A high-efficient beta-zeolitic catalyst for conversion of waste cooking oil towards biodiesel

Abstract

The conversion of waste cooking oil into biodiesel can bring about dual benefits: alleviating environmental pollution and realizing waste recycle. Embryonic zeolite has highly accessible acid sites because of the partially formed or more open zeolitic structure, which can solve problems such as diffusion limitation and inaccessible acid sites that the traditional zeolite catalysts face in the process of macromolecular reactants. In this work, a series of embryonic Beta zeolites were prepared by using mesoporous SBA-15 as a self-sacrificial silica source via a solid-state transformation strategy. NH3-TPD and FT-IR pyridine adsorption confirm that Brønsted acid sites have been created in these amorphous form embryonic catalysts.

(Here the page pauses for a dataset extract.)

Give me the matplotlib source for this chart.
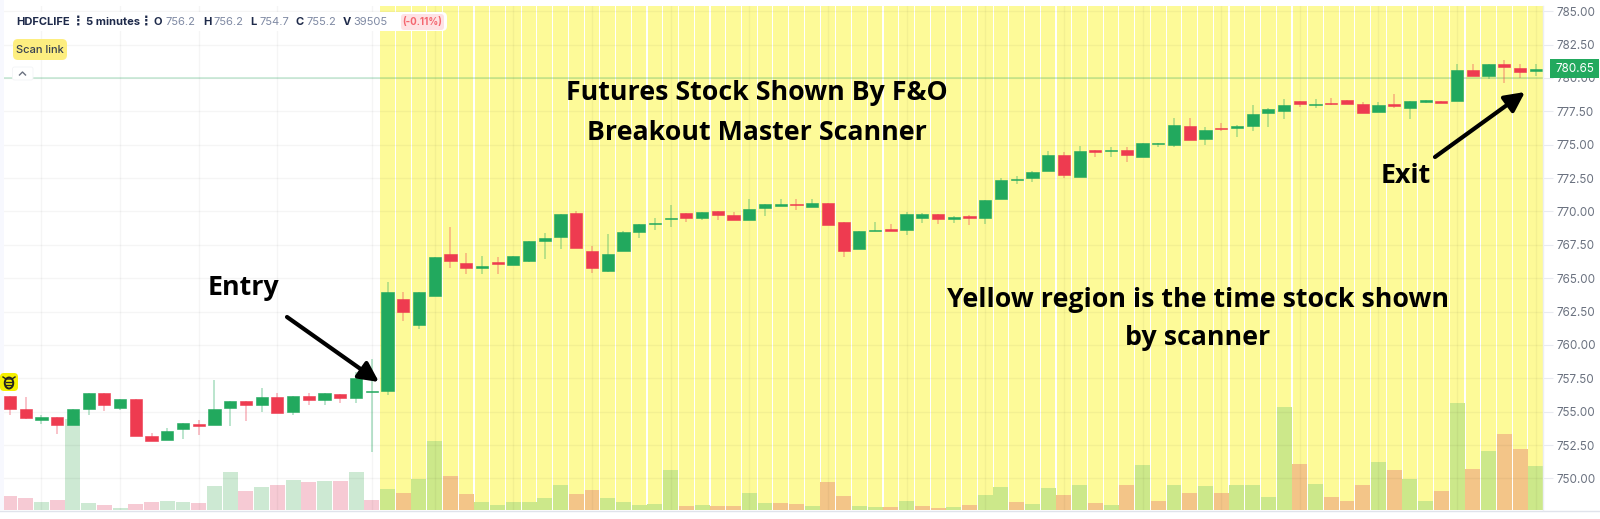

The diffusion property of toluene obtained by a zero-length column method proved that the higher the zeolization degree, the greater the diffusion activation energy. The synergistic effects resulted from the combination of the ordered mesoporous structures (ranging from 2 to 10 nm) stemming from the SBA-15 substrate and the moderate acid sites (∼88 μmol g−1) offered the embryonic SBEA-3 catalyst with remarkable catalytic performance for ≥95 % conversion during 20 times cycling tests and more than 90 % methyloleate yield.